Being open and honest about my flaws and imperfections comes easier now, too. I am notoriously bad at texting and calling friends. But I don’t hide it anymore. I apologize often, and my friends find it genuine and sincere. It’s these little moments of vulnerability that have a large impact on maintaining friendships.
Finally, priorities change over time. As you get older, there’s an increased likelihood you are caring for more people beyond yourself. Some of my friends have kids. Many are married. Others are in long-term relationships or have busy work lives. Yes, friendship is a two-way street. Both parties have to prioritize each other. But I also recognize that I might have it a little easier than those friends.
So be proactive. Being the first one to reach out can go a long way. For me, it’s often as simple as sharing an old photo or a joke that reminds us of something in the past. The beauty is that the older I’ve gotten, the more I’ve realized my time in life is limited. In your 30s, there’s a higher likelihood the person on the other side has that same mindset and is willing to put in the work, too.
So to those of you who are on the brink of turning 30 or those of you like me who have spent a few years in your 30s, remember that it’s not too late to make new friends or to re-establish existing ones.
Life is all about connection, and connection leads to greater life satisfaction. Don’t let the inner voice kill your friendships or prevent you from creating new ones.
Being proactive is important. It's also important to figure out where longer lasting relationships will realistically form for you. Is it a meetup event, the workplace, a maker space...is it some place much different? What do you value most out of a friendship? These are some of things I think about.
Rly like the genuine take of this piece.
Been thinking ab this too in the context of specifically knowledge workers - *why do we drift as we discover ourselves and become different*?

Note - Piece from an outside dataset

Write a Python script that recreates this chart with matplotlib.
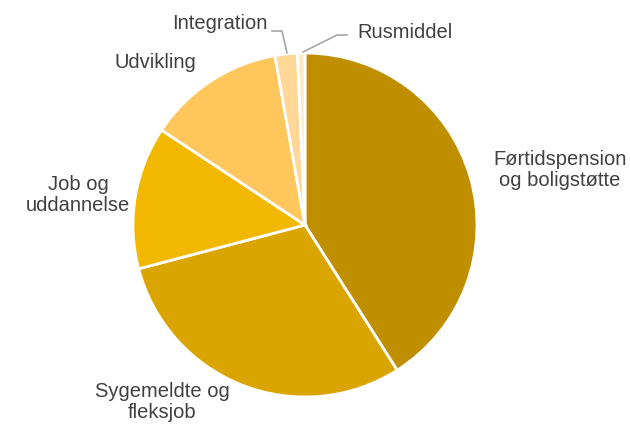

For knowledge workers, I wonder if a part of it is society pushing us to explore spaces and places where there are, frankly, fewer people who can relate. I see this happening more in your 30's. Similar to researchers who spend their time at the edge of the collective knowledge sphere - there are just few people that can occupy that mental headspace. My closest relationships atm are founders, co-founders, and creatives, bc we occupy similar headspaces.